The story, without giving away too much of the entirety of the plot and/or spoilers involves Vlad caught in a tight spot, which is fairly typical. In this case, he’s stuck in the middle of a 2 way power struggle. Only in this case it’s not just from a professional standpoint – he’s stuck from a personal standpoint as well as his wife, Cawti has become involved on one side.

Of course, in typical Brustian style, Vlad gets stuck deeply in a jam and is able to figure out a plan that is ultimately still pretty satisfying from this reader’s standpoint (YMMV).

Spoilers follow:

No, really, read with caution if you don’t want to get to the heart of this one.

This book is, I think, supposed to be very introspective.
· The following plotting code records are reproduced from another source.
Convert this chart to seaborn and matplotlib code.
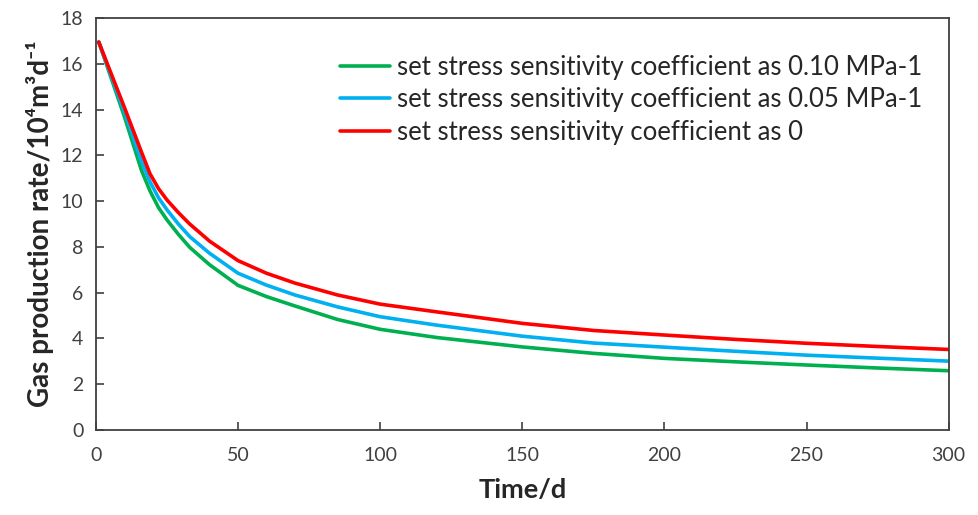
import numpy as np
import pandas as pd
import matplotlib
matplotlib.use("Agg")
import matplotlib.pyplot as plt
import seaborn as sns

# ── Data ─────────────────────────────────────────────────────────────────────
days = [1, 10, 16, 19, 22, 25, 29, 33, 40, 50, 60, 70, 85, 100, 120, 150, 175, 200, 225, 250,
        275, 300]
rate_010 = [16.95, 13.7, 11.35, 10.45, 9.72, 9.18, 8.55, 7.98, 7.22, 6.32, 5.83, 5.42, 4.83,
            4.4, 4.04, 3.63, 3.35, 3.13, 2.98, 2.84, 2.71, 2.59]
rate_005 = [16.95, 13.9, 11.75, 10.85, 10.15, 9.62, 9.0, 8.45, 7.72, 6.85, 6.33, 5.9, 5.38,
            4.95, 4.58, 4.1, 3.8, 3.62, 3.44, 3.27, 3.14, 3.01]
rate_000 = [16.95, 14.1, 12.15, 11.2, 10.55, 10.05, 9.5, 9.0, 8.25, 7.4, 6.85, 6.42, 5.9,
            5.5, 5.16, 4.66, 4.35, 4.15, 3.96, 3.79, 3.65, 3.52]

labels = ["set stress sensitivity coefficient as 0.10 MPa-1",
          "set stress sensitivity coefficient as 0.05 MPa-1",
          "set stress sensitivity coefficient as 0"]
colors = ["#00B050", "#00B0F0", "#FF0000"]

df = pd.concat([
    pd.DataFrame({"day": days, "rate": r, "case": lab})
    for r, lab in zip([rate_010, rate_005, rate_000], labels)
])

# ── Style ────────────────────────────────────────────────────────────────────
sns.set_theme(style="ticks")
plt.rcParams["font.family"] = ["Lato", "DejaVu Sans"]

fig = plt.figure(figsize=(9.79, 5.15), dpi=100)
ax = fig.add_axes([0.098, 0.165, 0.871, 0.800])

sns.lineplot(data=df, x="day", y="rate", hue="case", hue_order=labels,
             palette=colors, linewidth=2.6, ax=ax)

ax.set_xlim(0, 300)
ax.set_ylim(0, 18)
ax.set_xticks(range(0, 301, 50))
ax.set_yticks(range(0, 19, 2))
ax.tick_params(direction="in", length=6, width=1.2, labelsize=14,
               labelcolor="#404040", color="#404040", pad=12)
ax.tick_params(axis="y", pad=9)
for s in ax.spines.values():
    s.set_color("#404040")
    s.set_linewidth(1.3)

ax.set_xlabel("Time/d", fontsize=19.5, fontweight="bold", labelpad=10)
ax.set_ylabel("Gas production rate/10⁴m³d⁻¹", fontsize=20, fontweight="bold", labelpad=5)

leg = ax.legend(loc="upper right", frameon=False, fontsize=18.5, handlelength=1.95,
                handletextpad=0.25, labelspacing=0.3, bbox_to_anchor=(0.99, 0.955),
                borderpad=0.2)
for h in leg.get_lines():
    h.set_linewidth(2.6)

fig.savefig("out.png", dpi=100)
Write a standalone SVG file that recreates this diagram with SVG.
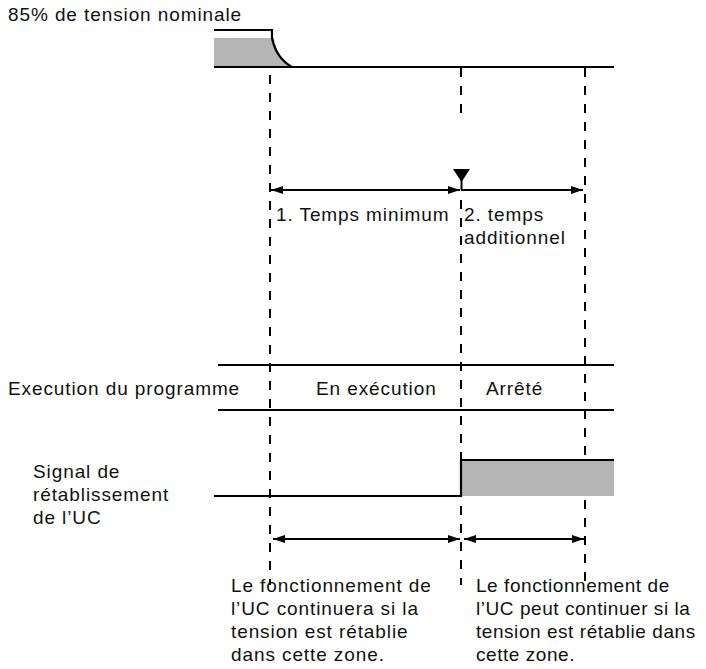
<svg xmlns="http://www.w3.org/2000/svg" width="706" height="669" viewBox="0 0 706 669">
<defs>
<style>
text{font-family:"Liberation Sans",Arial,sans-serif;font-size:19px;fill:#111;letter-spacing:0.9px}
#note-right text{letter-spacing:0.55px}
.ln{stroke:#000;stroke-width:2.2;fill:none}
.dash{stroke:#000;stroke-width:2;fill:none;stroke-dasharray:9 9}
.arr{stroke:#000;stroke-width:2;fill:none;marker-start:url(#ah);marker-end:url(#ah)}
.shade{fill:#b5b5b5}
</style>
<marker id="ah" viewBox="0 0 12 8" refX="12" refY="4" markerWidth="12" markerHeight="8" markerUnits="userSpaceOnUse" orient="auto-start-reverse">
<path d="M0,0 L12,4 L0,8 z" fill="#000"/>
</marker>
</defs>
<rect width="706" height="669" fill="#fff"/>

<g id="voltage">
<text x="8" y="21">85% de tension nominale</text>
<path class="shade" d="M214,38 H274 Q277,58 292,67 H214 z"/>
<path class="ln" d="M214,30 H272 V38 Q276,58 292,67 H614"/>
<path class="ln" d="M214,67 H292"/>
</g>

<g id="connectors">
<path class="dash" d="M270,75 V585"/>
<path class="dash" d="M461,68 V115"/>
<path class="dash" d="M461,200 V585"/>
<path class="dash" d="M585,68 V585"/>
<path class="arr" d="M271,190 H460"/>
<path d="M461,190 H583" stroke="#000" stroke-width="2" fill="none" marker-end="url(#ah)"/>
<path d="M453,169 H470 L461.5,182 z" fill="#000"/>
<path d="M461.5,180 V190" stroke="#000" stroke-width="2"/>
<path class="arr" d="M273,539 H460"/>
<path class="arr" d="M464,539 H584"/>
</g>

<g id="phase-labels">
<text x="276" y="221">1. Temps minimum</text>
<text x="464" y="221">2. temps</text>
<text x="464" y="244">additionnel</text>
</g>

<g id="program">
<text x="8" y="395">Execution du programme</text>
<path class="ln" d="M218,365 H614"/>
<path class="ln" d="M218,410 H614"/>
<text x="316" y="395">En exécution</text>
<text x="486" y="395">Arrêté</text>
</g>

<g id="reset-signal">
<text x="33" y="478">Signal de</text>
<text x="33" y="501">rétablissement</text>
<text x="33" y="524">de l’UC</text>
<rect class="shade" x="462" y="460" width="152" height="36"/>
<path class="ln" d="M214,496 H461 V460 H614"/>
</g>

<g id="note-left">
<text x="231" y="592">Le fonctionnement de</text>
<text x="231" y="615">l’UC continuera si la</text>
<text x="231" y="638">tension est rétablie</text>
<text x="231" y="661">dans cette zone.</text>
</g>

<g id="note-right">
<text x="476" y="592">Le fonctionnement de</text>
<text x="476" y="615">l’UC peut continuer si la</text>
<text x="476" y="638">tension est rétablie dans</text>
<text x="476" y="661">cette zone.</text>
</g>
</svg>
Vlad is put in a place where Cawti and everyone else in the book is asking him to choose sides. Easterner vs Dragerean. Peasantry vs nobility. Love vs business. Family vs aspirations.

That’s all fine and it definitely comes through. The problem is that I don’t think Brust was successful at making me care. Cawti goes from being Vlad’s heart to someone who has essentially chosen revolution over Vlad. She has essentially gone through all the same decision-making process as Vlad and the end result is she didn’t choose Vlad. And she’s mad at him about it. And somehow as a reader, we’re supposed to be gut-wrenched about that? This is the thing that I find hardest to swallow. It’s a sucker punch, both to Vlad and the reader. The whole novel the tension and angst between those two just made me angry at her for putting him in that position. And so quickly. It speaks pretty poorly of how emotionally committed Cawti is to Vlad. Others may find this to be fantastically done, but I didn’t enjoy or get anything out of that.

The rest of the conflict issues made more sense. Vlad’s internal struggle between being an Easterner and his newly-learned preincarnation history makes sense. And his war with Herth and even with the Easterner organization. The way he handles all of that seems very true to character. As does his decision not to choose a side in the end.

Overall, it’s an essential story in the series. But not one of my favorites. Still a 3.7, which isn’t bad. Have to round up and give 4 stars, though.